UN envoy warns Yemen must not be dragged into wider regional war

Hans Grundberg told the Security Council that fragile gains in Yemen remain reversible without a comprehensive political settlement. He also demanded the immediate release of 73 UN staff arbitrarily detained by Houthi authorities.
UN Special Envoy for Yemen Hans Grundberg issued a stark warning Thursday that the country risks being pulled back into a broader regional confrontation, calling on all Yemeni actors to prioritize the welfare of their people over external alignments. Addressing the Security Council, he emphasized that no single faction has the right to unilaterally drag the nation into escalating Middle East hostilities.
Fragile progress, permanent peril
Grundberg acknowledged modest improvements in government-controlled areas, including partial electricity restoration and salary payments.
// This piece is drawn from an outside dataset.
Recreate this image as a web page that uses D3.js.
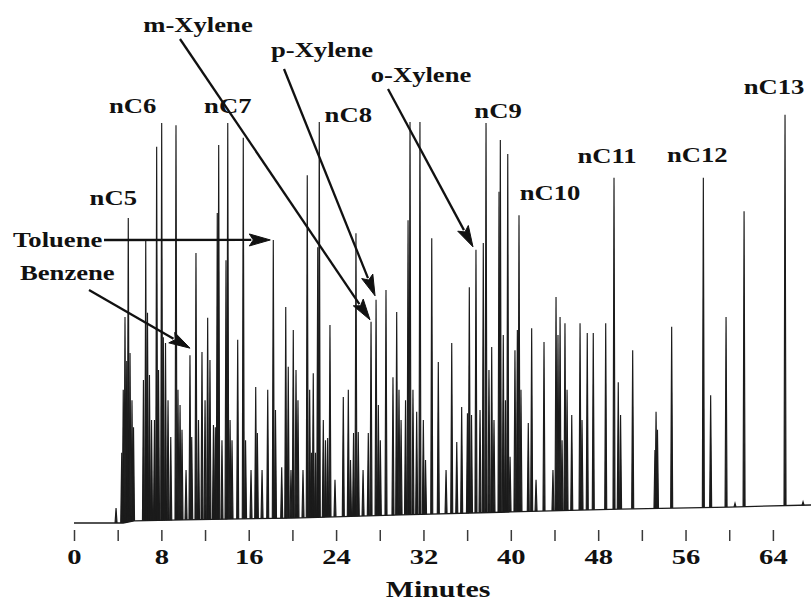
<!DOCTYPE html>
<html>
<head>
<meta charset="utf-8">
<script src="https://cdn.jsdelivr.net/npm/d3@7/dist/d3.min.js"></script>
<style>
  html, body { margin: 0; padding: 0; background: #fff; }
  svg { display: block; }
  text { font-family: "Liberation Serif", "Times New Roman", serif; font-weight: bold; fill: #111; }
</style>
</head>
<body>
<svg id="chart" width="811" height="603"></svg>
<script>
// Peak table of the gas chromatogram: retention time (min) and apex signal
const peakTimes = [
  3.85, 4.37, 4.51, 4.67, 4.83, 4.97, 5.13, 5.31, 5.45, 6.36, 6.57, 6.73, 6.91, 7.10,
  7.37, 7.57, 7.74, 8.03, 8.18, 8.38, 8.61, 8.86, 9.34, 9.52, 9.71, 9.89, 10.26, 10.62,
  10.78, 11.17, 11.40, 11.72, 12.00, 12.24, 12.45, 12.77, 12.94, 13.12, 13.25, 13.55,
  13.92, 14.08, 14.29, 14.47, 14.99, 15.50, 15.71, 16.21, 16.64, 16.79, 17.22, 17.74,
  18.25, 18.45, 19.02, 19.39, 19.62, 19.87, 20.08, 20.33, 20.51, 20.97, 21.36, 21.58,
  21.75, 21.91, 22.11, 22.32, 22.46, 22.83, 23.03, 23.23, 23.44, 23.90, 24.66, 25.12,
  25.32, 25.60, 25.82, 26.03, 26.47, 26.95, 27.20, 27.66, 27.87, 28.05, 28.57, 29.21,
  29.55, 29.76, 29.95, 30.36, 30.59, 30.77, 31.04, 31.38, 31.68, 31.99, 32.19, 32.76,
  33.36, 34.07, 34.59, 35.05, 35.50, 36.03, 36.20, 36.40, 36.81, 37.18, 37.48, 37.73,
  38.00, 38.25, 38.46, 38.92, 39.04, 39.31, 39.51, 39.72, 39.93, 40.38, 40.60, 40.75,
  40.93, 41.60, 41.91, 42.31, 43.04, 43.86, 44.14, 44.32, 44.51, 44.69, 44.96, 45.15,
  45.58, 46.34, 46.52, 47.00, 47.55, 48.69, 49.45, 49.84, 50.05, 51.16, 53.20, 53.30,
  53.43, 54.73, 57.63, 58.30, 59.71, 60.53, 61.36, 65.11, 66.76
];
const peakSignals = [
  3.3, 15.6, 29.6, 45.8, 36.0, 67.8, 37.8, 27.3, 21.3, 31.8, 62.9, 46.7, 32.9, 22.9,
  22.9, 83.6, 34.0, 88.9, 41.3, 40.0, 27.3, 19.1, 88.4, 29.6, 26.2, 20.7, 11.8, 37.3,
  19.1, 60.0, 22.9, 38.0, 27.3, 45.6, 36.2, 21.8, 21.3, 68.9, 84.0, 18.4,
  58.4, 88.9, 22.9, 18.4, 40.7, 85.6, 18.4, 11.8, 30.2, 20.0, 11.8, 29.6,
  62.9, 25.1, 12.4, 48.0, 34.7, 11.8, 42.9, 34.0, 27.3, 11.8, 77.3, 29.6,
  15.6, 33.3, 15.6, 61.3, 89.1, 22.9, 18.4, 18.9, 44.0, 9.6, 28.0, 29.6,
  14.0, 20.0, 64.4, 20.2, 11.8, 20.0, 44.7, 49.6, 26.2, 18.4, 51.8, 32.4,
  46.9, 29.6, 22.9, 27.3, 67.3, 89.1, 29.6, 24.7, 89.1, 22.9, 14.0, 63.3,
  35.8, 11.8, 40.0, 18.0, 25.8, 24.4, 52.4, 24.0, 60.7, 25.1, 62.2, 88.9,
  34.0, 39.1, 22.9, 73.6, 85.1, 41.8, 27.3, 82.0, 14.7, 38.4, 42.9, 68.4,
  29.6, 22.2, 43.3, 9.6, 40.2, 11.8, 50.2, 41.8, 45.8, 18.4, 44.4, 29.6,
  24.0, 44.4, 22.9, 42.2, 42.2, 44.4, 76.7, 31.3, 24.0, 38.4, 16.2, 24.7,
  20.7, 43.6, 76.7, 28.4, 45.8, 4.4, 69.3, 90.7, 4.7
];

// Baseline drift over the temperature program
const baselineTimes  = [0, 4.5, 5.5, 10, 20, 30, 40, 50, 60, 67.5];
const baselineLevels = [0, 0, 0.45, 0.7, 1.1, 1.8, 2.45, 3.1, 3.55, 4.0];

// n-alkane markers
const alkaneNames = ["nC5", "nC6", "nC7", "nC8", "nC9", "nC10", "nC11", "nC12", "nC13"];
const alkaneTimes = [4.97, 8.03, 14.08, 22.46, 37.73, 40.75, 49.45, 57.63, 65.11];

// Aromatic compounds pointed out with arrows
const aromaticNames = ["Toluene", "Benzene", "m-Xylene", "p-Xylene", "o-Xylene"];
const aromaticTimes = [18.25, 10.62, 27.20, 27.66, 36.81];

// Time axis
const tickValues = d3.range(0, 65, 4);
const tickLabels = ["0", "8", "16", "24", "32", "40", "48", "56", "64"];
const axisTitle = "Minutes";

// ---------------------------------------------------------------------------
const svg = d3.select("#chart");
const textStretch = 1.3;          // wide bold serif lettering

const x = d3.scaleLinear().domain([0, 64]).range([74, 772.9]);
const y = d3.scaleLinear().domain([0, 100]).range([523, 73]);
const baseline = d3.scaleLinear().domain(baselineTimes).range(baselineLevels).clamp(true);

const peaks = peakTimes.map((t, i) => ({ t, s: peakSignals[i] }));
const signalAt = t => peaks.find(p => p.t === t).s;

const ink = "#1b1b1b";
const line = d3.line().x(d => d[0]).y(d => d[1]);

// baseline trace
svg.append("path")
  .attr("d", line(baselineTimes.map((t, i) => [x(t), y(baselineLevels[i])])))
  .attr("fill", "none").attr("stroke", ink).attr("stroke-width", 1.3);

// peaks: narrow spikes rising from the baseline
const halfBase = 1.0;
svg.append("g").selectAll("path").data(peaks).join("path")
  .attr("d", p => {
    const px = x(p.t), by = y(baseline(p.t));
    return line([[px - halfBase, by], [px, y(p.s)], [px + halfBase, by]]);
  })
  .attr("fill", ink).attr("stroke", ink).attr("stroke-width", 1.15)
  .attr("stroke-linejoin", "miter");

// time axis
const axis = d3.axisBottom(x)
  .tickValues(tickValues)
  .tickSize(11)
  .tickFormat(d => tickLabels.includes(String(d)) ? String(d) : "");
const gAxis = svg.append("g").attr("transform", "translate(0,530)").call(axis);
gAxis.select(".domain").remove();
gAxis.selectAll(".tick line").attr("stroke", "#3a3a3a").attr("stroke-width", 1.5);
gAxis.selectAll(".tick text")
  .attr("y", 34).attr("dy", 0)
  .attr("font-size", 22)
  .attr("font-family", "Liberation Serif, Times New Roman, serif")
  .attr("font-weight", "bold")
  .attr("fill", "#111")
  .attr("transform", `scale(${textStretch},1)`);

svg.append("text")
  .attr("transform", `translate(438,597) scale(${textStretch},1)`)
  .attr("text-anchor", "middle").attr("font-size", 23)
  .text(axisTitle);

// n-alkane labels, placed relative to their peak apex
const alkaneOffsets = {
  nC5: [-15, -13], nC6: [-29, -10], nC7: [0, -10], nC8: [29, 0], nC9: [12, -5],
  nC10: [31, -15], nC11: [-7, -15], nC12: [-6, -16], nC13: [-11, -21]
};
alkaneNames.forEach((name, i) => {
  const t = alkaneTimes[i];
  const [dx, dy] = alkaneOffsets[name];
  svg.append("text")
    .attr("transform", `translate(${x(t) + dx},${y(signalAt(t)) + dy}) scale(${textStretch},1)`)
    .attr("text-anchor", "middle").attr("font-size", 20.5)
    .text(name);
});

// aromatic labels with arrows to their peaks
const arrowLayout = {
  "Toluene":  { label: [13, 247, "start"],  from: [104, 240], tip: [-3, 0] },
  "Benzene":  { label: [20, 280, "start"],  from: [89, 290],  tip: [0, -7] },
  "m-Xylene": { label: [198, 32, "middle"], from: [180, 39],  tip: [-1, -2] },
  "p-Xylene": { label: [322, 57, "middle"], from: [284, 69],  tip: [-1, -4] },
  "o-Xylene": { label: [421, 82, "middle"], from: [388, 89],  tip: [-3, -3] }
};
const headLen = 21, headHalf = 6;
aromaticNames.forEach((name, i) => {
  const t = aromaticTimes[i];
  const L = arrowLayout[name];
  svg.append("text")
    .attr("transform", `translate(${L.label[0]},${L.label[1]}) scale(${textStretch},1)`)
    .attr("text-anchor", L.label[2]).attr("font-size", 20.5)
    .text(name);
  const tx = x(t) + L.tip[0], ty = y(signalAt(t)) + L.tip[1];
  const [fx, fy] = L.from;
  const len = Math.hypot(tx - fx, ty - fy);
  const ux = (tx - fx) / len, uy = (ty - fy) / len;
  const bx = tx - ux * headLen, by = ty - uy * headLen;
  svg.append("path")
    .attr("d", line([[fx, fy], [bx + ux * 2, by + uy * 2]]))
    .attr("stroke", "#111").attr("stroke-width", 2.3).attr("fill", "none");
  svg.append("path")
    .attr("d", line([[tx, ty], [bx - uy * headHalf, by + ux * headHalf],
                     [bx + ux * 4, by + uy * 4], [bx + uy * headHalf, by - ux * headHalf]]) + "Z")
    .attr("fill", "#111").attr("stroke", "#111").attr("stroke-width", 1);
});
</script>
</body>
</html>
However, he cautioned that continued security incidents, protests and deadly clashes underscore the volatility of the current calm. "Without a wider negotiated political settlement to the conflict, gains will continue to remain vulnerable to reversal," he warned. He insisted that treating political, economic and security issues in isolation produces only temporary and unsustainable results.
UN staff detained, colleague's death unresolved
Marking one year since a World Food Programme employee died in Houthi custody, Grundberg revealed that 73 UN personnel and former staff remain arbitrarily detained, alongside civil society members and diplomatic mission workers. "There has been no investigation or answers on the circumstances of his death," he said of his deceased colleague. The envoy demanded that Ansar Allah unconditionally and immediately release all detained personnel and rescind all related court referrals.
Humanitarian catastrophe deepens
Lisa Doughten of the UN Office for the Coordination of Humanitarian Affairs painted a grim picture of Yemen's worsening crisis. Half the population—22.3 million people—will require humanitarian assistance in 2026, an increase of nearly 3 million from last year. The country faces the region's most severe hunger crisis, with 18 million people experiencing acute food insecurity and 5.5 million at emergency levels. More than 2.2 million children under five are acutely malnourished, including 570,000 suffering from severe acute malnutrition. An additional 1.3 million pregnant and breastfeeding women face serious malnutrition risks this year.
Impossible choices, insufficient funding
Despite extreme operational challenges, humanitarian partners reached over 5 million people with food assistance and treated more than 330,000 severely malnourished children in 2025. Yet the humanitarian appeal was funded at only 28.5 percent, forcing aid agencies to make impossible choices amid soaring needs and dwindling resources.